Aber das nur am Rande, denn interessant und aufregend ist vor allem, dass wie in der Musik (siehe die Rolling Stones, siehe Bob Dylan, siehe Neil Young usw.), für die zu jungen Opas gereiften Helden auch anderer Action-Franchises wie Bad Boys for Life die große Oper weitergeht, als würde es das Alter nicht geben, ganz im Sinne Dylans und seines Forever Young. Und das völlig überzeugend. Gut, die Autos wie etwa der Military Truck in F9 ist größer als alles, was es zuvor gab (was bei Ü50-Männern dann aber auch nicht verwunderlich ist), die Orte (Tiflis) sind interessanter und vor allem kommt endlich so etwas wie reflektive Intelligenz dazu, was dem Alter angemessen und durchaus faszinierend ist.
Denn wer hätte gedacht, dass Dom Toretto (Vin Diesel) einen Bruder hat(te), dass dieser Jacob Toretto (John Cena) jedoch nicht nur den Vater auf dem Gewissen hat, sondern gewissermaßen das ganze harmonische Familiengefüge?
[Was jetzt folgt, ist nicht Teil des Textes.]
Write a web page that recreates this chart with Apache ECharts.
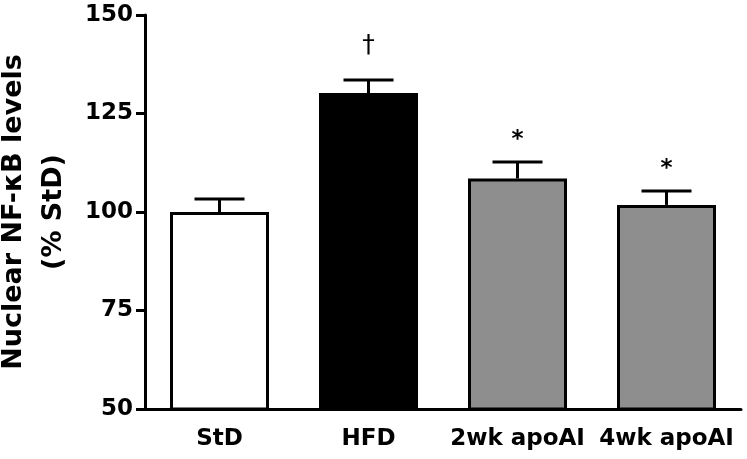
<!DOCTYPE html>
<html>
<head>
<meta charset="utf-8">
<script src="https://cdn.jsdelivr.net/npm/echarts@6/dist/echarts.min.js"></script>
<style>
html,body{margin:0;padding:0;background:#fff;}
#chart{width:747px;height:459px;}
</style>
</head>
<body>
<div id="chart"></div>
<script>
var categories = ['StD', 'HFD', '2wk apoAI', '4wk apoAI'];
var means = [100, 130.2, 108.5, 101.8];
var sems = [3.3, 3.3, 4.2, 3.5];
var marks = ['', '\u2020', '*', '*'];
var barColors = ['#ffffff', '#000000', '#8e8e8e', '#8e8e8e'];
var yTicks = [50, 75, 100, 125, 150];
var yTitle = 'Nuclear NF-\u03baB levels\n(% StD)';

var FONT = '"DejaVu Sans", Verdana, sans-serif';

var chart = echarts.init(document.getElementById('chart'), null, {renderer: 'canvas'});

var barData = means.map(function (v, i) {
  return {value: v, itemStyle: {color: barColors[i]}};
});
var errData = means.map(function (v, i) {
  return [i, v, v + sems[i]];
});

chart.setOption({
  animation: false,
  backgroundColor: '#ffffff',
  grid: {left: 145, right: 6, top: 15, bottom: 50, containLabel: false, outerBoundsMode: 'none'},
  xAxis: {
    type: 'category',
    data: categories,
    axisLine: {show: true, lineStyle: {color: '#000', width: 3}},
    axisTick: {show: false},
    axisLabel: {
      color: '#000', fontFamily: FONT, fontWeight: 'bold', fontSize: 23,
      margin: 19, interval: 0
    },
    splitLine: {show: false}
  },
  yAxis: {
    type: 'value',
    min: yTicks[0],
    max: yTicks[yTicks.length - 1],
    interval: 25,
    axisLine: {show: true, lineStyle: {color: '#000', width: 3}},
    axisTick: {show: true, inside: false, length: 9, lineStyle: {color: '#000', width: 3}},
    axisLabel: {color: '#000', fontFamily: FONT, fontWeight: 'bold', fontSize: 23, margin: 12},
    splitLine: {show: false},
    name: yTitle,
    nameLocation: 'middle',
    nameRotate: 90,
    nameGap: 70,
    nameTextStyle: {
      color: '#000', fontFamily: FONT, fontWeight: 'bold', fontSize: 27,
      lineHeight: 40, align: 'center'
    }
  },
  series: [
    {
      type: 'bar',
      data: barData,
      barWidth: 99,
      itemStyle: {borderColor: '#000', borderWidth: 3},
      z: 2
    },
    {
      type: 'custom',
      data: errData,
      z: 3,
      renderItem: function (params, api) {
        var i = api.value(0);
        var base = api.coord([i, api.value(1)]);
        var top = api.coord([i, api.value(2)]);
        var half = 25;
        var children = [
          {type: 'line', shape: {x1: base[0], y1: base[1], x2: top[0], y2: top[1]},
           style: {stroke: '#000', lineWidth: 3}},
          {type: 'line', shape: {x1: top[0] - half, y1: top[1], x2: top[0] + half, y2: top[1]},
           style: {stroke: '#000', lineWidth: 3}}
        ];
        var m = marks[params.dataIndex];
        if (m) {
          children.push({
            type: 'text',
            style: {
              text: m, x: top[0], y: top[1] - (m === '*' ? 22 : 35),
              align: 'center', verticalAlign: 'middle',
              fill: '#000', font: (m === '*' ? 'bold 23px ' : 'normal 25px ') + FONT
            }
          });
        }
        return {type: 'group', children: children};
      }
    }
  ]
});
</script>
</body>
</html>
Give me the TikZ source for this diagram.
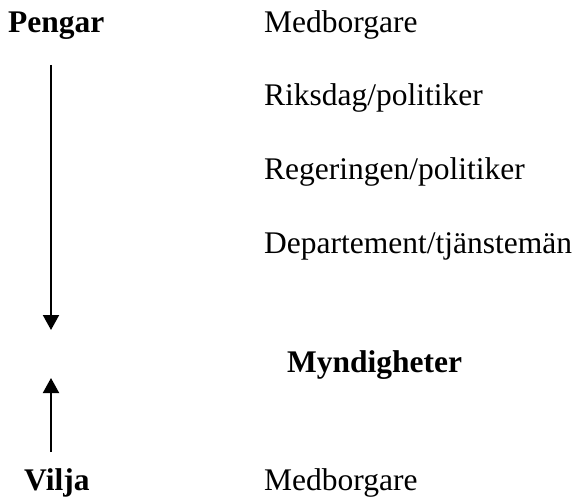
\documentclass[tikz,border=0pt]{standalone}
\usepackage{fontspec}
\setmainfont{Liberation Serif}
\usetikzlibrary{arrows.meta}
\begin{document}
\begin{tikzpicture}[x=1pt,y=-1pt]
\tikzstyle{every node}+=[inner sep=0pt, anchor=base west, font=\fontsize{31.5}{36}\selectfont]
\tikzstyle{head}=[font=\fontsize{31.5}{36}\selectfont\bfseries]
\tikzstyle{flow}=[line width=2pt, -{Triangle[length=15pt,width=16pt]}]
\useasboundingbox (0,0) rectangle (578,497);
\node [head] (pengar) at (8,33) {Pengar};
\node (medb1) at (264,33) {Medborgare};
\node (riksdag) at (264,106) {Riksdag/politiker};
\node (regering) at (264,180) {Regeringen/politiker};
\node (dep) at (264,253) {Departement/tjänstemän};
\node [head] (myndig) at (287,372) {Myndigheter};
\node [head] (vilja) at (24,490) {Vilja};
\node (medb2) at (264,490) {Medborgare};
\coordinate (pengtop) at (51,65);
\coordinate (pengtip) at (51,330);
\coordinate (viljabot) at (51,452);
\coordinate (viljatip) at (51,378);
\draw [flow] (pengtop) -- (pengtip);
\draw [flow] (viljabot) -- (viljatip);
\end{tikzpicture}
\end{document}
Diese Rückschau in die traumatische Familienvergangenheit des Jahren 1989 tut F9 sichtlich gut und macht Spaß, mehr noch, als die Fäden in der Gegenwart überzeugend weitergesponnen werden und deutlich wird, dass auch die Auto-Oper ihre antiken Tragödien braucht, um zur großen Oper zu werden.
Und das wird sie dann von Akt zu Akt immer mehr, denn wie unter der Regie von Justin Lin Verfolgungsjagden choreografiert werden, das Dröhnen von Autotypen aus 32 Jahren mit dem Ansteigen der Spannung sich zu immer neuen, immer wieder überraschenden Klangformen entwickelt, ist allein schon „musikalisch“ den Kinobesuch wert und dürfte Elektro-Auto-Fundamentalisten eines besseren belehren.
Darüber hinaus integriert F9 wie eh und je die
schon bekannten Buddy-Spielereien- und Kabbeleien zwischen Männern, die alle mehr Quadrat als Rechteck sind und die, mit inzwischen immer mehr Anspielungen auf die immer länger werdende Vergangenheit und eine beunruhigend kürzer und unsicherer werdende Zukunft ausgestattet, deutlich mehr Redeanteile haben als jemals zuvor.
Das funktioniert im Original so gut wie in der deutschen Synchronisation, mehr noch als die eigentliche „Musik“ ja keiner Synchronisation bedarf. Das ist dann und wann in all seiner absurden Selbstreferenzialität zwar etwas viel und etwas lang, ist nicht jeder Dialog die Worte wert, aber das alles, mein Gott, lässt sich auch an der besten klassischen Oper aussetzen. Und mehr Spaß, das sei versprochen, machen einfach Autos, die zerstört werden.